▸ WHAT IS EXPECTED: Return only the lines from the top of the data down to the one that holds "(0,0) rectangle (3468,2324);", both included, without any pictures.
◇ ◇ ◇
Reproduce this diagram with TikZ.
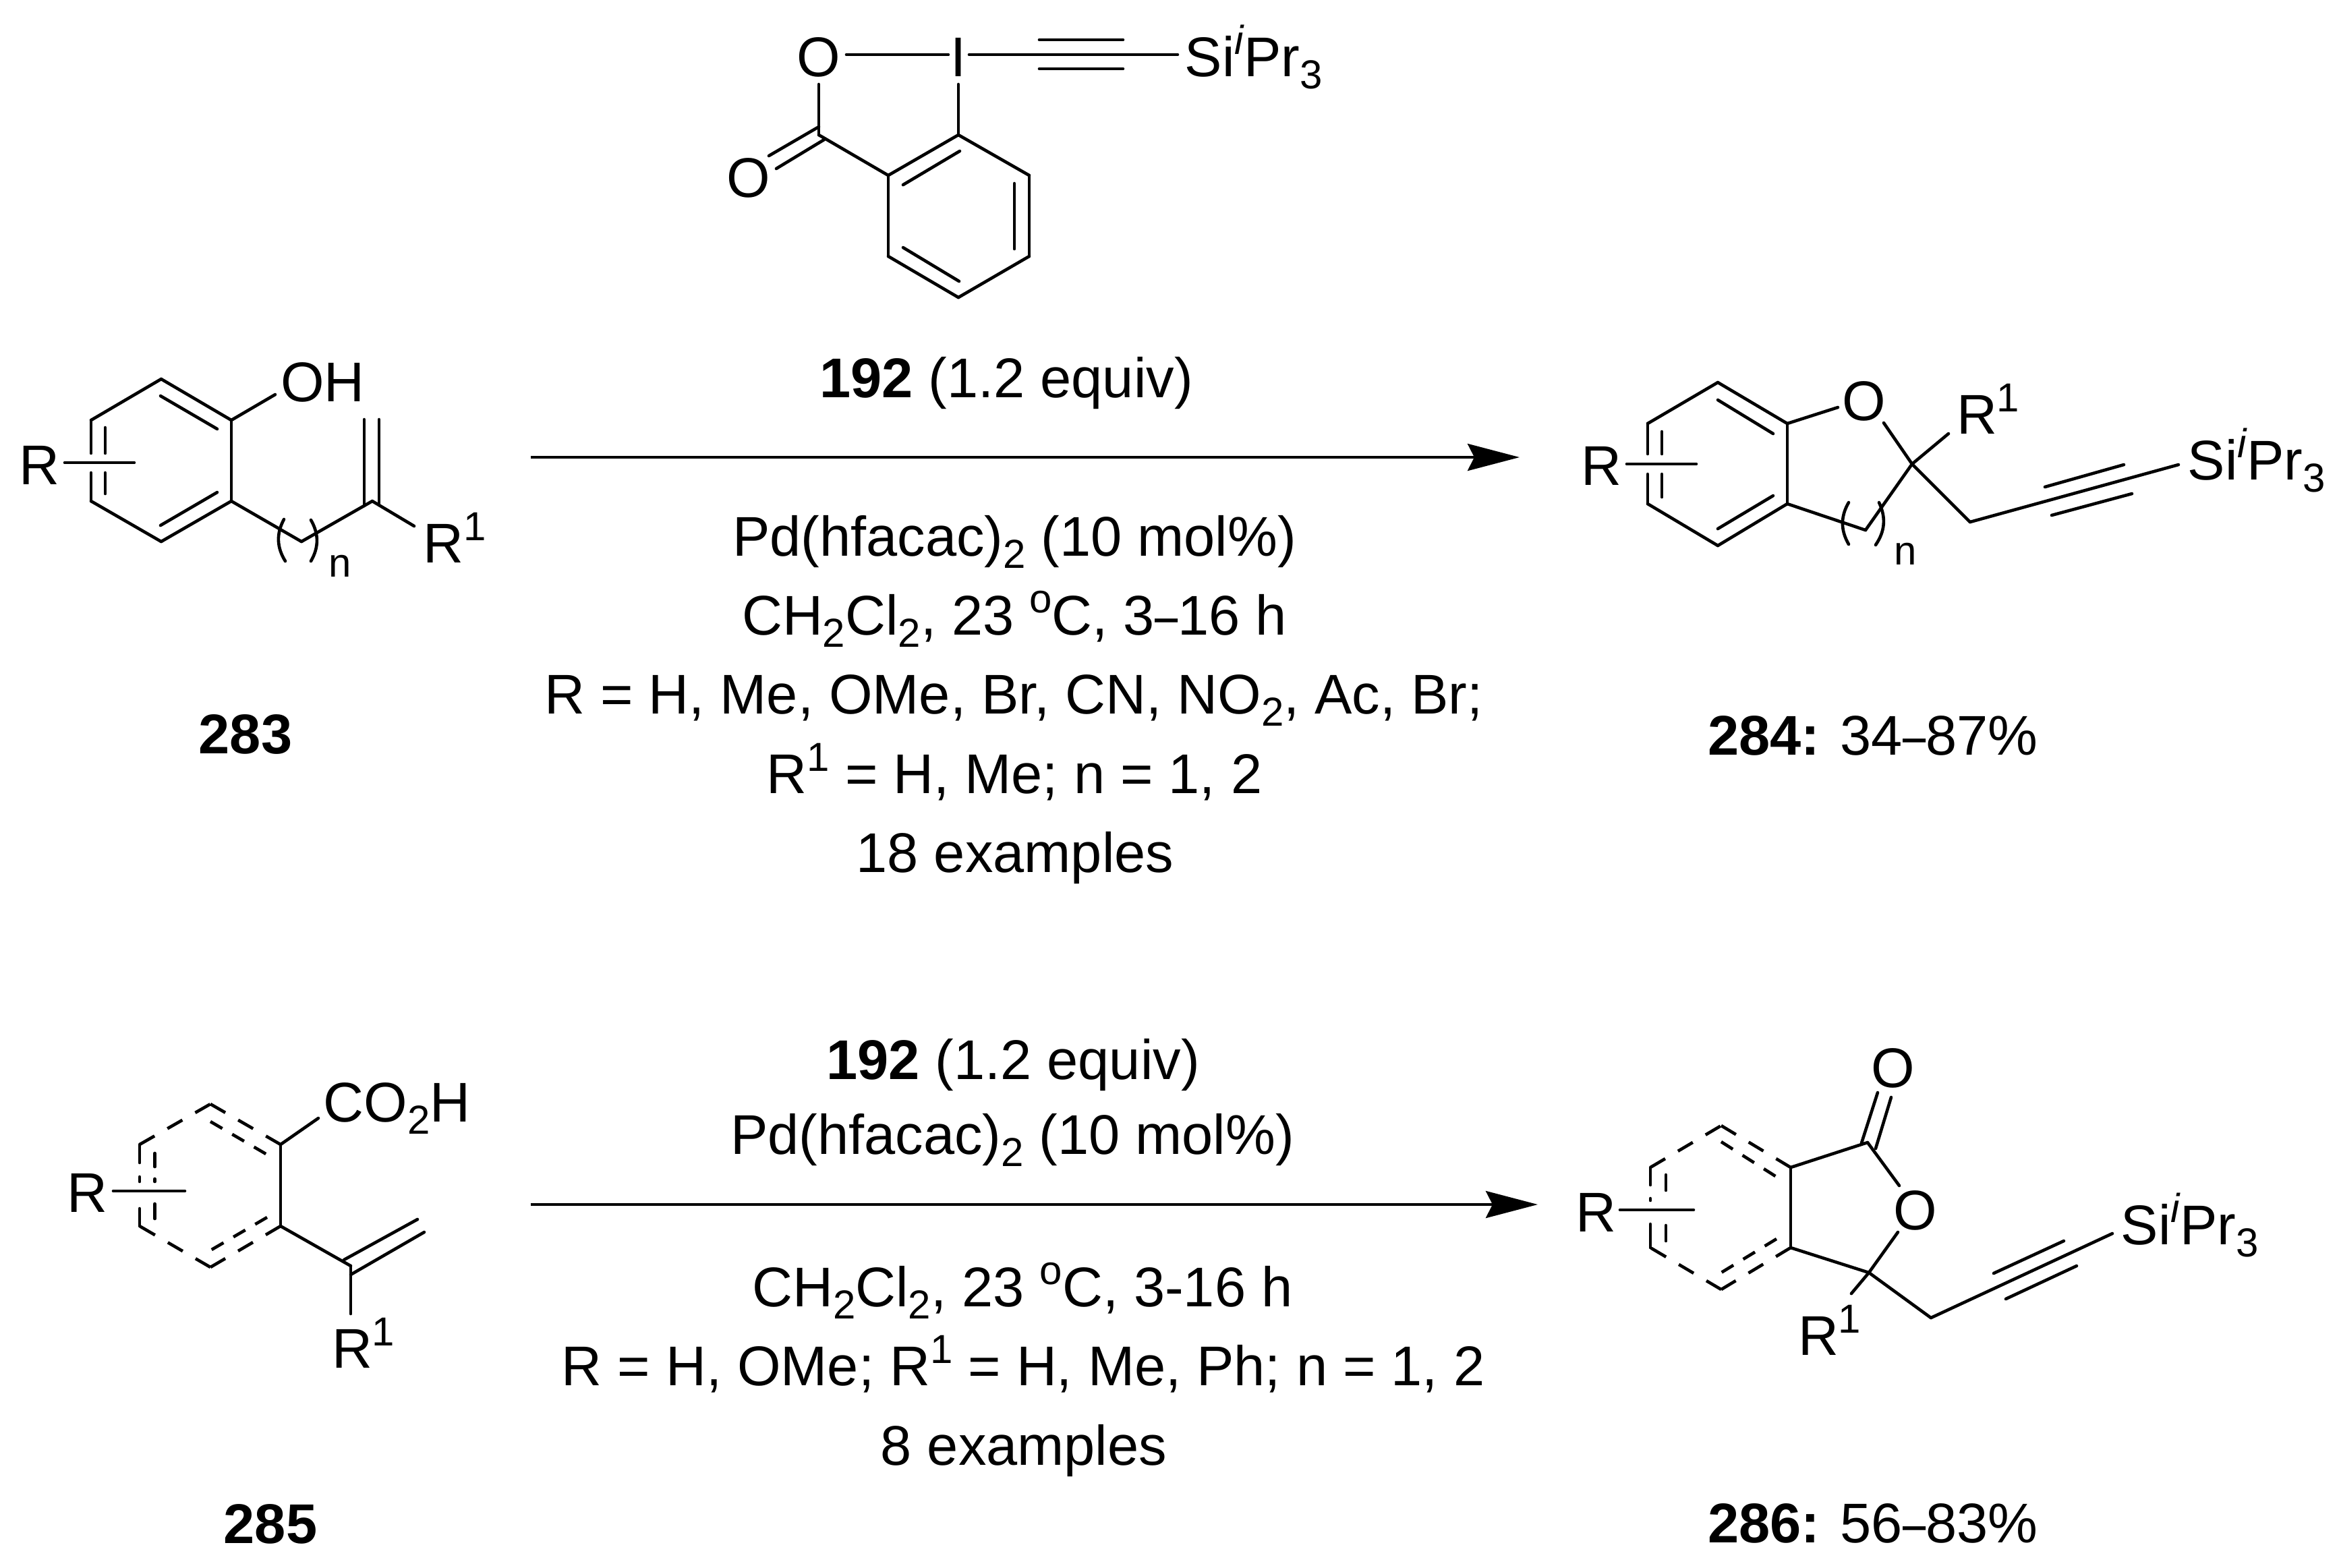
\documentclass[tikz,border=0pt]{standalone}
\usepackage{fontspec}
\setmainfont{Liberation Sans}
\usetikzlibrary{arrows.meta}

\newcommand{\chemfont}{\fontsize{8.3pt}{10pt}\selectfont}
\newcommand{\chemup}[1]{\raisebox{3.3pt}{\fontsize{6pt}{7pt}\selectfont #1}}
\newcommand{\chemdn}[1]{\raisebox{-1.8pt}{\fontsize{6pt}{7pt}\selectfont #1}}
\newcommand{\tips}{Si\chemup{\itshape i}Pr\chemdn{3}}
\newcommand{\rangedash}{\scalebox{0.74}[1]{–}}

\begin{document}
\begin{tikzpicture}[
        x=0.1pt, y=-0.1pt,
        every node/.style={inner sep=0pt, font=\chemfont},
        atom/.style={anchor=base},
        label/.style={anchor=base west},
        caption/.style={anchor=base, align=center},
        bond/.style={line width=0.46pt, line cap=round},
        dbond/.style={bond, line cap=butt, dash pattern=on 2.55pt off 2.2pt},
        ibond/.style={bond, line cap=butt, dash pattern=on 2.04pt off 1.7pt},
        rxn/.style={line width=0.42pt, -{Stealth[length=7.7pt, width=4pt, inset=1pt]}}
    ]

    \path[use as bounding box, fill=white] (0,0) rectangle (3468,2324);

    % Reagent 192
    \node[atom] (rO) at (1214,113) {O};
    \node[atom] (rI) at (1421,113) {I};
    \node[label] (rSi) at (1755,113) {\tips};
    \node[atom] (rOx) at (1110,292) {O};
    \foreach \n/\x/\y in {
        ra/1255/81, rb/1406/81, rc/1437/81, rd/1746/81, re/1541/59, rf/1665/59, rg/1541/102, rh/1665/102,
        ri/1214/125, rj/1214/200, rk/1421/125, r1/1421/200, r2/1526/260, r3/1526/380, r4/1421/441, r5/1317/380, r6/1317/260,
        s1/1423/224, s2/1339/274, s3/1504/272, s4/1504/369, s5/1339/367, s6/1422/417,
        s7/1214/188, s8/1140/231, s9/1222/207, s10/1151/250}
        \coordinate (\n) at (\x,\y);
    \foreach \a/\b in {ra/rb, rc/rd, re/rf, rg/rh, ri/rj, rk/r1, r1/r2, r2/r3, r3/r4, r4/r5, r5/r6, r6/r1, rj/r6,
        s1/s2, s3/s4, s5/s6, s7/s8, s9/s10}
        \draw[bond] (\a) -- (\b);

    % Substrate 283
    \node[label] (aR) at (26,718) {R};
    \node[label] (aOH) at (414,595) {OH};
    \node[label] (aRi) at (626,834) {R\chemup{1}};
    \node[label] (an) at (486,855) {\fontsize{6pt}{7pt}\selectfont n};
    \foreach \n/\x/\y in {
        a1/239/562, a2/343/623, a3/343/743, a4/239/803, a5/135/743, a6/135/623,
        aa/135/672, ab/135/701, ac/156/634, ad/156/672, ae/156/701, af/156/732,
        ag/96/686, ah/199/686, ai/238/587, aj/322/636, ak/322/730, al/238/779,
        am/408/585, ao/447/803, ap/552/743, aq/614/780,
        at/540/622, au/540/750, av/562/622, aw/562/749,
        p1/421/770, p2/423/832, p3/461/771, p4/461/832}
        \coordinate (\n) at (\x,\y);
    \foreach \a/\b in {a6/a1, a1/a2, a2/a3, a3/a4, a4/a5, a5/ab, aa/a6, ac/ad, ae/af, ag/ah, ai/aj, ak/al,
        a2/am, a3/ao, ao/ap, ap/aq, at/au, av/aw}
        \draw[bond] (\a) -- (\b);
    \draw[bond] (p1) to[bend right=30] (p2);
    \draw[bond] (p3) to[bend left=30] (p4);
    \node[caption, font=\chemfont\bfseries] (n283) at (364,1117) {283};

    % Product 284
    \node[label] (bR) at (2342,719) {R};
    \node[atom] (bO) at (2764,623) {O};
    \node[label] (bRi) at (2899,643) {R\chemup{1}};
    \node[label] (bSi) at (3242,711) {\tips};
    \node[label] (bn) at (2807,837) {\fontsize{6pt}{7pt}\selectfont n};
    \foreach \n/\x/\y in {
        b1/2547/567, b2/2650/628, b3/2650/747, b4/2547/809, b5/2443/747, b6/2443/628,
        ba/2443/673, bb/2443/703, bc/2464/640, bd/2464/673, be/2464/703, bf/2464/737,
        bg/2412/688, bh/2515/688, bi/2547/593, bj/2629/643, bk/2629/735, bl/2547/784,
        bm/2725/604, bo/2793/627, bp/2835/688, bq/2889/643, br/2766/786, bs/2921/774, bt/3230/689,
        bu/3032/722, bv/3149/689, bw/3042/764, bx/3161/732,
        q1/2741/745, q2/2741/807, q3/2786/745, q4/2781/808}
        \coordinate (\n) at (\x,\y);
    \foreach \a/\b in {b6/b1, b1/b2, b2/b3, b3/b4, b4/b5, b5/bb, ba/b6, bc/bd, be/bf, bg/bh, bi/bj, bk/bl,
        b2/bm, bo/bp, bp/bq, bp/br, b3/br, bp/bs, bs/bt, bu/bv, bw/bx}
        \draw[bond] (\a) -- (\b);
    \draw[bond] (q1) to[bend right=30] (q2);
    \draw[bond] (q3) to[bend left=30] (q4);
    \node[label, font=\chemfont] (n284) at (2530,1119) {\textbf{284:} 34\rangedash 87\%};

    % Substrate 285
    \node[label] (cR) at (98,1797) {R};
    \node[label] (cCO) at (478,1663) {CO\chemdn{2}H};
    \node[label] (cRi) at (490,2028) {R\chemup{1}};
    \foreach \n/\x/\y in {
        c1/312/1637, c2/416/1697, c3/416/1818, c4/312/1879, c5/207/1818, c6/207/1697,
        ca/207/1724, cb/207/1745, cc/207/1752, cd/207/1792,
        ce/229.5/1710, cf/229.5/1730, cg/229.5/1748, ch/229.5/1752, ci/229.5/1785, cj/229.5/1807,
        ck/168/1766, cl/274/1766, cm/312/1663, co/396/1712, cp/396/1805, cq/312/1854,
        cr/472/1658, cs/520/1877, ct/510/1868, cu/619/1808, cv/520/1890, cw/629/1827, cx/520/1948}
        \coordinate (\n) at (\x,\y);
    \foreach \a/\b in {c1/c2, c3/c4, c4/c5, c6/c1}
        \draw[dbond] (\a) -- (\b);
    \foreach \a/\b in {cm/co, cp/cq}
        \draw[ibond] (\a) -- (\b);
    \foreach \a/\b in {c6/ca, cb/cc, cd/c5, ce/cf, cg/ch, ci/cj, ck/cl, c2/c3, c2/cr, c3/cs, ct/cu, cv/cw, cs/cx}
        \draw[bond] (\a) -- (\b);
    \node[caption, font=\chemfont\bfseries] (n285) at (401,2288) {285};

    % Product 286
    \node[label] (dR) at (2335,1826) {R};
    \node[atom] (dOx) at (2807,1612) {O};
    \node[atom] (dO) at (2840,1823) {O};
    \node[label] (dRi) at (2664,2009) {R\chemup{1}};
    \node[label] (dSi) at (3143,1845) {\tips};
    \foreach \n/\x/\y in {
        d1/2552/1669, d2/2655/1731, d3/2655/1850, d4/2552/1912, d5/2447/1850, d6/2447/1731,
        da/2447/1757, db/2447/1777, dc/2447/1780, dd/2447/1815,
        de/2470/1742, df/2470/1765, dg/2470/1817, dh/2470/1840,
        di/2402/1794, dj/2511/1794, dk/2552/1693, dl/2634/1745, dm/2634/1837, dn/2552/1887,
        dp/2769/1694, dq/2784/1620, dr/2760/1695, ds/2804/1627, dt/2781/1703,
        du/2816/1758, dv/2814/1827, dw/2771/1887, dx/2745/1918, dy/2863/1954, dz/3132/1829,
        e1/2956/1888, e2/3060/1840, e3/2974/1926, e4/3079/1877}
        \coordinate (\n) at (\x,\y);
    \foreach \a/\b in {d1/d2, d3/d4, d4/d5, d6/d1}
        \draw[dbond] (\a) -- (\b);
    \foreach \a/\b in {dk/dl, dm/dn}
        \draw[ibond] (\a) -- (\b);
    \foreach \a/\b in {d6/da, db/dc, dd/d5, de/df, dg/dh, di/dj, d2/d3, d2/dp, dq/dr, ds/dt, dp/du, dv/dw, d3/dw,
        dw/dx, dw/dy, dy/dz, e1/e2, e3/e4}
        \draw[bond] (\a) -- (\b);
    \node[label, font=\chemfont] (n286) at (2530,2287) {\textbf{286:} 56\rangedash 83\%};

    % Upper arrow
    \coordinate (u1) at (787,678);
    \coordinate (u2) at (2253,678);
    \draw[rxn] (u1) -- (u2);
    \node[caption] (ua) at (1492,589) {\textbf{192} (1.2 equiv)};
    \node[caption] (ub) at (1504,824) {Pd(hfacac)\chemdn{2} (10 mol\%)};
    \node[caption] (uc) at (1504,941) {CH\chemdn{2}Cl\chemdn{2}, 23 \chemup{o}C, 3\rangedash 16 h};
    \node[caption] (ud) at (1503,1058) {R = H, Me, OMe, Br, CN, NO\chemdn{2}, Ac, Br;};
    \node[caption] (ue) at (1504,1176) {R\chemup{1} = H, Me; n = 1, 2};
    \node[caption] (uf) at (1505,1293) {18 examples};

    % Lower arrow
    \coordinate (l1) at (787,1786);
    \coordinate (l2) at (2280,1786);
    \draw[rxn] (l1) -- (l2);
    \node[caption] (la) at (1502,1600) {\textbf{192} (1.2 equiv)};
    \node[caption] (lb) at (1501,1711) {Pd(hfacac)\chemdn{2} (10 mol\%)};
    \node[caption] (lc) at (1516,1937) {CH\chemdn{2}Cl\chemdn{2}, 23 \chemup{o}C, 3-16 h};
    \node[caption] (ld) at (1517,2054) {R = H, OMe; R\chemup{1} = H, Me, Ph; n = 1, 2};
    \node[caption] (le) at (1518,2172) {8 examples};

\end{tikzpicture}
\end{document}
◇ ◇ ◇
▸ COMPLETED TASK:
Reproduce this diagram with TikZ.
\documentclass[tikz,border=0pt]{standalone}
\usepackage{fontspec}
\setmainfont{Liberation Sans}
\usetikzlibrary{arrows.meta}

\newcommand{\chemfont}{\fontsize{8.3pt}{10pt}\selectfont}
\newcommand{\chemup}[1]{\raisebox{3.3pt}{\fontsize{6pt}{7pt}\selectfont #1}}
\newcommand{\chemdn}[1]{\raisebox{-1.8pt}{\fontsize{6pt}{7pt}\selectfont #1}}
\newcommand{\tips}{Si\chemup{\itshape i}Pr\chemdn{3}}
\newcommand{\rangedash}{\scalebox{0.74}[1]{–}}

\begin{document}
\begin{tikzpicture}[
        x=0.1pt, y=-0.1pt,
        every node/.style={inner sep=0pt, font=\chemfont},
        atom/.style={anchor=base},
        label/.style={anchor=base west},
        caption/.style={anchor=base, align=center},
        bond/.style={line width=0.46pt, line cap=round},
        dbond/.style={bond, line cap=butt, dash pattern=on 2.55pt off 2.2pt},
        ibond/.style={bond, line cap=butt, dash pattern=on 2.04pt off 1.7pt},
        rxn/.style={line width=0.42pt, -{Stealth[length=7.7pt, width=4pt, inset=1pt]}}
    ]

    \path[use as bounding box, fill=white] (0,0) rectangle (3468,2324);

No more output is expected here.